No, it so isn’t working for me.
There was no real reason to include that last quote. Just remember that when actually reading this book, you get a lot of sentences like that.
Jessica plans her escape, deciding to come up with a story that she’s going to go shopping early the next morning, but actually go to the airport. But Regan surprises her by also waking up early to go on the trip with her! At the store, Jessica pulls a Twilight:
I’m trying to figure out like how to get away from him (drink) long enough to catch a taxi to the airport. The best possibility is the ladies’ room.
So how would you write this scene where Jessica leaves her emotionally abusive, sometimes physically abusive husband? Perhaps you’re thinking… a series of wacky mishaps? Because we get this scene where:
- Jessica gets into a cab, tries in vain to communicate “take me to the airport” to the cab driver, who apparently has never heard the English word for “airport” ever in his line of work.

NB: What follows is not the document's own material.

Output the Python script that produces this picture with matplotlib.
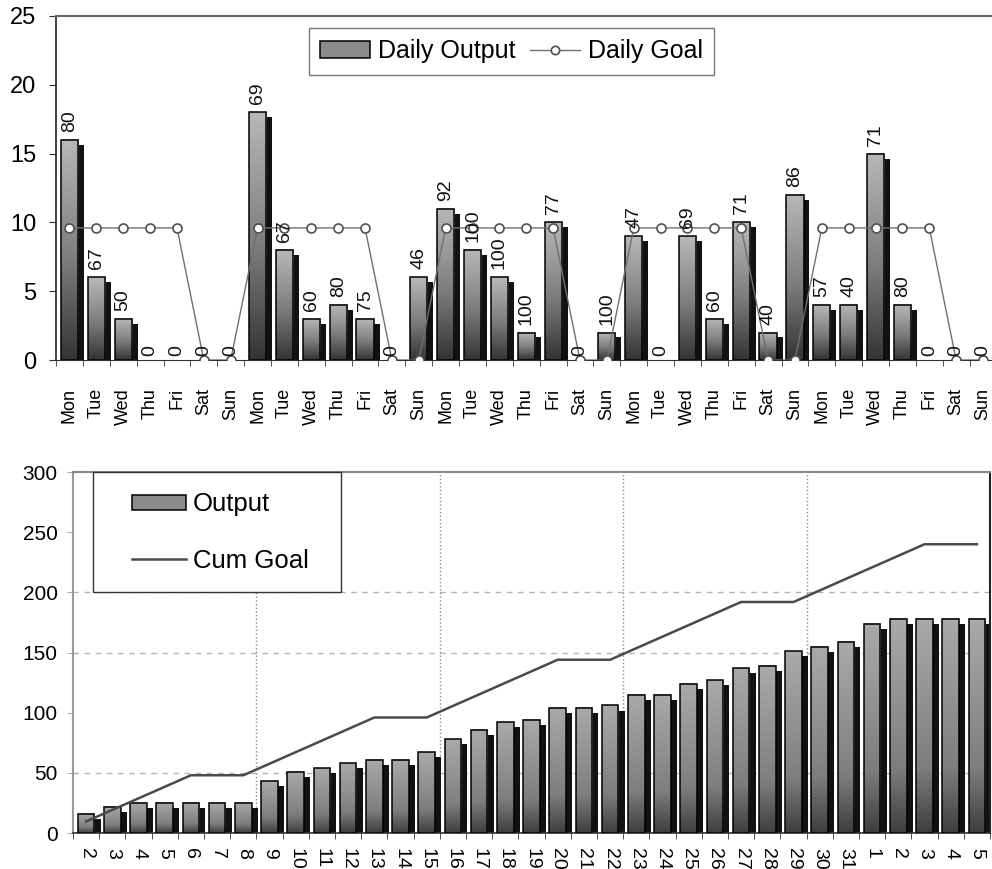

- But then he then can’t move because of a car parked in front of them! So Jessica tries to communicate in her terrible French again to get the driver in front of them to move his car forward.
- But then the driver in her cab doesn’t get that he can drive around the other car now? For some reason?
- But then the first car’s passengers arrive, and take forever getting into the car! Oy vey!
It’s… tonally confusing. To say the least. Maybe I sound like I’m being harsh, but seriously, I have no idea whether this scene where she’s abandoning her husband is supposed to be tense or comedic, and Jessica is literally pretending to be an airplane.
“Plane!” I add the wings with my arms.
Jessica eventually gets to the airport and gets on a plane, terrified her husband will catch her and with no idea what he’ll do if he does. Good thing we properly set the mood with all those wacky jokes about trying to get a cab! But she finds some comfort in how she’ll soon be back “in the arms of my sister, the safest place in the world”. Until the flashback ends.
But not anymore.
Maybe you don’t get why. Well, Sweet Valley Confidential‘s got you covered, just in case you haven’t actually read a single word of the previous five chapters.
Now Jessica was just like everyone else; the uniqueness of the twinship was gone.
I’m not saying stories can’t make up words if it turns out to be the most effective way to get a point across, but I kind of think we got this one by now.